A Strong Welfare State Could Be a Blow Against Imperialism
The US military is a human-maiming, planet-destroying machine. We have to begin rolling it back immediately.
The US military has a massive footprint in every sense of the term.
Environmentally, it’s staggering. The Department of Defense currently burns enough fossil fuels that were it a sovereign nation, it would rank in the top third of carbon-emitting countries.
Physically, the US military occupies an astounding amount of real estate around the world. It operates a network of approximately eight hundred military installations in 40 percent of the world’s nations. Staffed by hundreds of thousands of service personnel, this foreign base system gives Washington an unparalleled and unprecedented ability to project power anywhere on the planet, with unconscionable results.
At home, too, the military has taken deliberate steps to imprint itself into the United States’ social and cultural fabric — flooding public venues like sporting events and even high schools with militaristic messages, presenting the military as a noble career path, and establishing the Department of Defense as the largest employer in America.
This physically and economically sprawling military machine requires a steady supply of cheap and disposable fuels, both human and fossil. Ruling elites have built a gigantic, hulking system wherein the military uses poverty to recruit enlistees, the impoverished rely on the military to secure economic stability, and the entire military machine is lubricated with enough fossil fuel to power Ukraine. We need to begin rolling back this planet-killing, human-maiming machine.
While the US military has officially been an all-volunteer force since 1973, the Department of Defense fills its ranks by mining poor and working-class communities for the human fuel needed to power the war machine. In what some have called a “poverty draft,” young people are recruited with promises of health care, higher education, job training, and economic advancement. In recent years, as the US military increasingly struggles with recruitment, the Pentagon has added another tactic: targeting the young people hit hardest by the United States’ $1.5 trillion student debt crisis.
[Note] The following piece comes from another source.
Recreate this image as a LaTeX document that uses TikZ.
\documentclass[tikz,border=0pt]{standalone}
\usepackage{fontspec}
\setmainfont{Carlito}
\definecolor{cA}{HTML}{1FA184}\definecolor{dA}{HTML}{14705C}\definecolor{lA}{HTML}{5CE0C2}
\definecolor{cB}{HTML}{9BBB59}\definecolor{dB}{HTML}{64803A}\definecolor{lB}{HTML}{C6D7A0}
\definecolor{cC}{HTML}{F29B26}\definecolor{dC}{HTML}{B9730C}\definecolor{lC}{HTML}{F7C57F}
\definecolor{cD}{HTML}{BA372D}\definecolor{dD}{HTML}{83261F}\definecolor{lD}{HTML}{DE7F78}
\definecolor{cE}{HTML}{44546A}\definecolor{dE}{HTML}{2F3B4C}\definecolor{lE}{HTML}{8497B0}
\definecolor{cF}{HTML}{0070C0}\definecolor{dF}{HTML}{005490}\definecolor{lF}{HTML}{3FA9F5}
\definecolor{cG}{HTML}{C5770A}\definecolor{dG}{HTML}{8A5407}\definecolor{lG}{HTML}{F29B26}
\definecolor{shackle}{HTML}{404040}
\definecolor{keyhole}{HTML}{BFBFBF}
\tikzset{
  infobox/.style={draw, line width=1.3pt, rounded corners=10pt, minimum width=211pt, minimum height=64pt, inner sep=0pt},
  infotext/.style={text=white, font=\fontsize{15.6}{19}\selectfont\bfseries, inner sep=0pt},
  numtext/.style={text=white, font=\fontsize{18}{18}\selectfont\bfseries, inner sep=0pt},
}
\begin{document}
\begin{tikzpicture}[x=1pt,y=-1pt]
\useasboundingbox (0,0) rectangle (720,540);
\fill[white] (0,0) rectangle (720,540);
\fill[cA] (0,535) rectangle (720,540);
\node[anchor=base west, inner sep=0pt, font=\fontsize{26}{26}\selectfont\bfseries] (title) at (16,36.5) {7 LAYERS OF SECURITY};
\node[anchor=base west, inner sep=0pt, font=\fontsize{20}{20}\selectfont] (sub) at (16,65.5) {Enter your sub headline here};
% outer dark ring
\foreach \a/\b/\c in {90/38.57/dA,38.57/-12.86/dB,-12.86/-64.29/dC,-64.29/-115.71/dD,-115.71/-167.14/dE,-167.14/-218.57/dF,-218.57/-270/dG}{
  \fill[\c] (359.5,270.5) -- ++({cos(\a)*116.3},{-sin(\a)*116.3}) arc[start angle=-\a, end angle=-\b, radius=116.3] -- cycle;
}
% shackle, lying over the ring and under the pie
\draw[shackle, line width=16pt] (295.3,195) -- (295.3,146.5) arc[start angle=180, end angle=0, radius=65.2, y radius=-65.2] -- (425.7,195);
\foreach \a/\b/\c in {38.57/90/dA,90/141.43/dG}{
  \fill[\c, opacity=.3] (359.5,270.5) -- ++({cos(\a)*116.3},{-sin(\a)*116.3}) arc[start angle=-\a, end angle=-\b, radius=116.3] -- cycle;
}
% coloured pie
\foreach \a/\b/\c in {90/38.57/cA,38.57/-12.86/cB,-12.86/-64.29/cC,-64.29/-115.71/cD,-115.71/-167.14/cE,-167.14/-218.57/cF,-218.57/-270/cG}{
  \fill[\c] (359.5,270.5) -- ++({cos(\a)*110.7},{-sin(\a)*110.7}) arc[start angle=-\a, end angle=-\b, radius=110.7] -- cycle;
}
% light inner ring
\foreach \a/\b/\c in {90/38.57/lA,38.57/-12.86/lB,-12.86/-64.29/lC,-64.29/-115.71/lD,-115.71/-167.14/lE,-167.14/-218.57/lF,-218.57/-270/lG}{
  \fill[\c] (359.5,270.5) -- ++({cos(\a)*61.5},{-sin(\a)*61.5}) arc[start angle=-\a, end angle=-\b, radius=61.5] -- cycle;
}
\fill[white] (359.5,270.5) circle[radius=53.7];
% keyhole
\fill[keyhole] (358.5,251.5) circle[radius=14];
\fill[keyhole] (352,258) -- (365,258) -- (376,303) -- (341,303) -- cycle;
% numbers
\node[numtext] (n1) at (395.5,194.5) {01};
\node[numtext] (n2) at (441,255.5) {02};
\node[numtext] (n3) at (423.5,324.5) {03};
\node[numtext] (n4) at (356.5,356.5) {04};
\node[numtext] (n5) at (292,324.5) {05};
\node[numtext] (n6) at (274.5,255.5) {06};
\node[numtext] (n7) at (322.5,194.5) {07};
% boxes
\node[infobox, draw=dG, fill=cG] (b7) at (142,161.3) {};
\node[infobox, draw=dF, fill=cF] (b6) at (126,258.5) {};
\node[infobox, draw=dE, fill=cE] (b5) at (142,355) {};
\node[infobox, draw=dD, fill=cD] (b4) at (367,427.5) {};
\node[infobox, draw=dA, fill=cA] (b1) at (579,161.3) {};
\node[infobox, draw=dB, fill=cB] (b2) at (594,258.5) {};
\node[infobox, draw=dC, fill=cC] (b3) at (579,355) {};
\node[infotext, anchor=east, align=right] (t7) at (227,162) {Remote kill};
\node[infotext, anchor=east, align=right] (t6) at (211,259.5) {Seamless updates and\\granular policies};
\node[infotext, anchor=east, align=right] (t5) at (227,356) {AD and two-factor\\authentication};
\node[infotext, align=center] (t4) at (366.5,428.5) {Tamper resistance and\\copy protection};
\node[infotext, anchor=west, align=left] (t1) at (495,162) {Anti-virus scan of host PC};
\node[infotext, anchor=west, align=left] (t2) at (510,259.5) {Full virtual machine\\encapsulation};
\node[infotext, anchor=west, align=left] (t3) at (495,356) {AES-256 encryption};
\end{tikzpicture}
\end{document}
The military’s strategy mirrors the playbook that resource-extraction corporations have successfully used for more than a century. From the company towns of the nineteenth century — in which corporations exercised social control over workers through debt bondage, among other means — to the oil-, gas-, and coal-extraction single-industry towns of today’s small-town America, the story is the same: option-less people often take on dangerous, life-destroying, and frequently lethal work not because they believe in it, but because it’s the only choice that makes any economic sense.
These two sectors (fossil fuels and the military) not only imitate each other, they are mutually dependent: as the world’s largest institutional consumer of petroleum, the US military is a crucial customer for fossil-fuel companies. Likewise, the fixation on US energy security means that the military-industrial complex necessitates a huge, reliable domestic energy sector. Both systems need a steady stream of human inputs to ensure the machine runs smoothly.
Those who argue that military service (or, for that matter, oil, gas, and coal extraction) offers poor and working-class people a chance to improve their circumstances and secure health care and education are missing the point: these basic rights should be universally available. They should not come at the potential cost of PTSD, permanent physical disability, or violent death (whether for those enlisted or for those unjustly affected abroad).
Yet trying to push the Pentagon to end the poverty draft is an exercise in futility. The physically sprawling, greenhouse gas–spewing Cthulhu that is America’s global military presence requires a precarious and impoverished working class. The lack of a social safety net ensures that the school-to-soldier pipeline remains full.
Likewise, with the erosion of already minimal public services, the working class has come to depend on the military. The military serves as a sort of parallel state, with a budget roughly on par with the combined federal and state governments of India, extending education, employment, and health coverage both during and after military service.
But what if we fought instead for a robust welfare state that guaranteed everyone health care, education, and decent work? What if every person in the United States had the right to free college, high-quality medical care, and a well-paying job, outside of the military-industrial complex? If the US military lacked a stream of economically coerced recruits, the United States’ far-flung network of imperial outposts might actually begin to wither on the vine.
Giving people options other than the military is also key to avoiding climate disaster. And the Green New Deal, which is rapidly gaining currency with its promise of a “just transition” away from an extractivist carbon-intensive economy, is the most promising avenue. The best iteration would integrate anti-militarism into its vision by providing Medicare and education for all, delivering well-paying green jobs to those currently caught in the poverty draft, and cleaning up the military’s toxic environmental footprint around the world.
The economic struggles of workers in the United States, the fight for climate justice, and the resistance to the United States’ imperial footprint all come together here. In this realm domestic and foreign policy cannot be cleanly separated; presenting an economically secure alternative to military service is the key to advancing the cause of justice both at home and abroad.
America — and indeed the world — needs a Green New Deal. And the United States’ military footprint must be one of its first casualties.